When I ask individuals about the official position of the union versus their own political views, I rarely find that the support is there for the platform of the Democratic Party. These veteran workers do NOT see themselves in line with Harry “the war is lost” Reid and Nancy “won't allow a vote on offshore drilling” Pelosi and Barack “would not have voted for the surge even knowing it has worked” Obama. How can the union leadership support what the Democratic Party has become? This is the truth of how people feel, not what you seem to push. How about polling members to see what they think?
Dave Clizer
Local 401 member, Reno, Nev.
Divide and Conquer

It is apparent that whoever wins the presidential election will inherit an empty walnut shell. In the past Daniel Patrick Monahan was correct when he said, "It seems as though the Republicans of his day were trying to borrow the government into debt so far that we couldn't afford social programs." With the same plan now, their overkill is devastating the economy. The oldest strategy is to divide and conquer.
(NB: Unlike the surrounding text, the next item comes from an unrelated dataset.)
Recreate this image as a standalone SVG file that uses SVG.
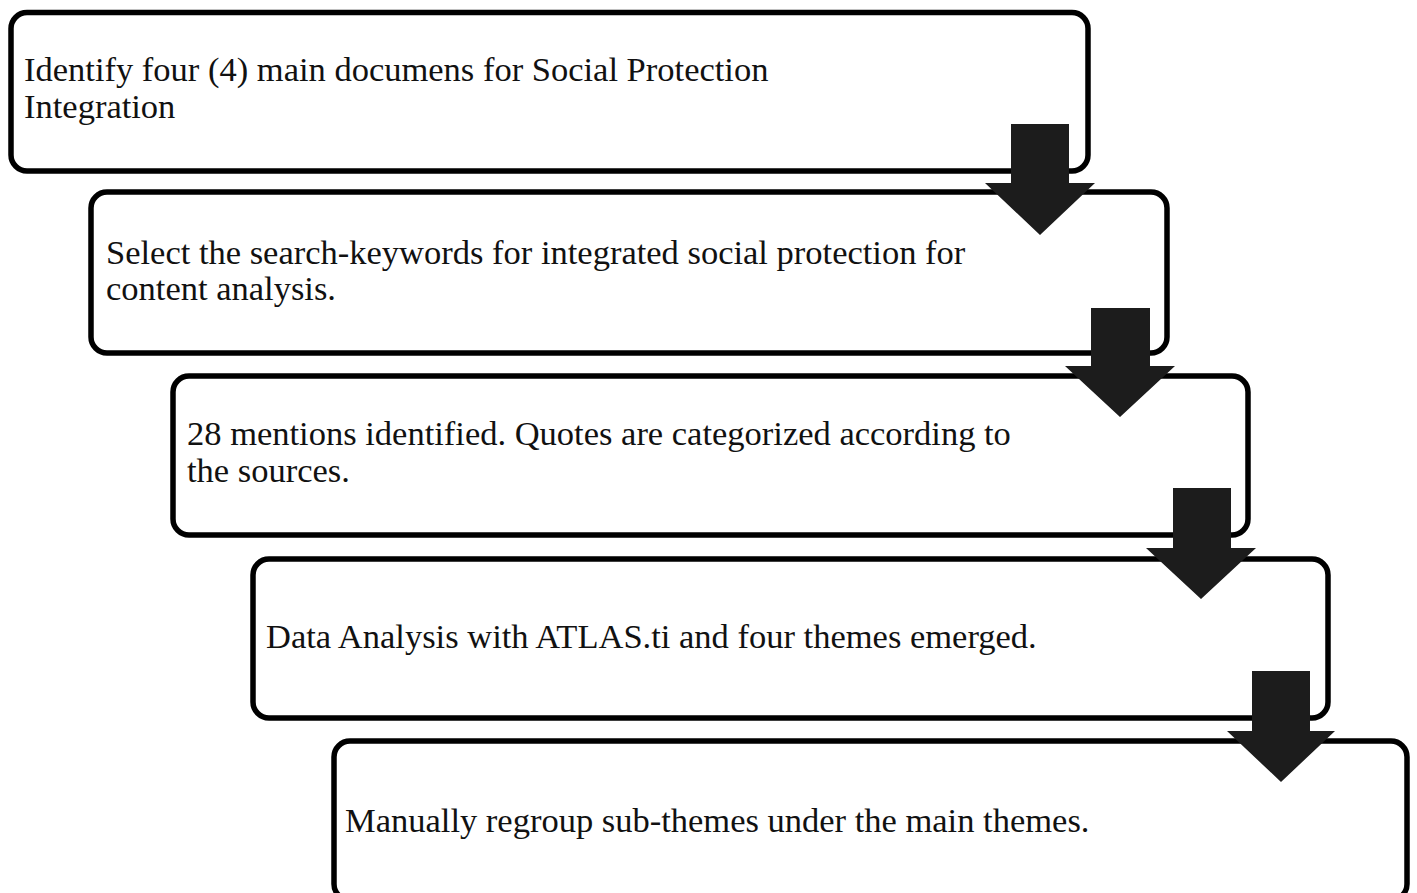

Divide up our jobs, plants, factories with those overseas that want them and conquer our nation's economy.
H.C. McGarity, Jr.
Local 20 member, Dallas
The Wrong Candidate?
Even before I started to read the Summer 2008 IBEW Journal, I knew which presidential candidate the IBEW would be endorsing. Likening this election to “A New Deal” is probably correct, no matter which candidate is elected -- Sen. Obama or Sen. McCain. We will encounter more and more sinister government controls, bigger and ever expanding government and fewer liberties for the American people.
One of the most glaring distinctions with Sen. Obama is his pro-death (abortion) voting record. He is the most pro-abortion candidate in American history. How could anyone vote for a presidential candidate that would remove limits on abortions that could kill our future union brothers and sisters?
There are other presidential parties and other candidates. Spend some time researching their platforms.
Richard E. Grumbine
Local 777 member, Reading, Pa.
As is typical of the IBEW Journal, propaganda abounds. Is it good for working families that the IBEW is importing illegal aliens from Mexico to take union jobs here? No apprenticeship, no safety training, yet they can hit the job a running making journeyman's wages. I feel so much better that the union and the Democrats are protecting our jobs ... so concerned about our welfare.
Is it protecting working families to tax and regulate the companies they work for right out business or worse, all the way out of the country? I don't understand why anybody in their right mind would start a company in this country. All that does is invite the government into your life to tell you how to run what's yours.
The Democrats can't wait to raise our taxes. I guess my husband doesn't fit the definition of a working man. For the past 10 years he's worked 6-7 days a week, most times 12 hours a day. That's his schedule right now and it's the norm for him. He doesn't qualify as a working man to Democrats though. He's a rich bastard who needs to cough up more of his paycheck.
Yep, we're a country full of freeloading Socialists who think they're entitled to other people's money. I used to be a Democrat but when I finally realized, back in 1994, how much that party seemed to be getting a lot like the Communist party I swore "never again," and I meant it.
Becky Laffoon
Wife of Local 47 member Thomas Laffoon, Diamond Bar, Calif.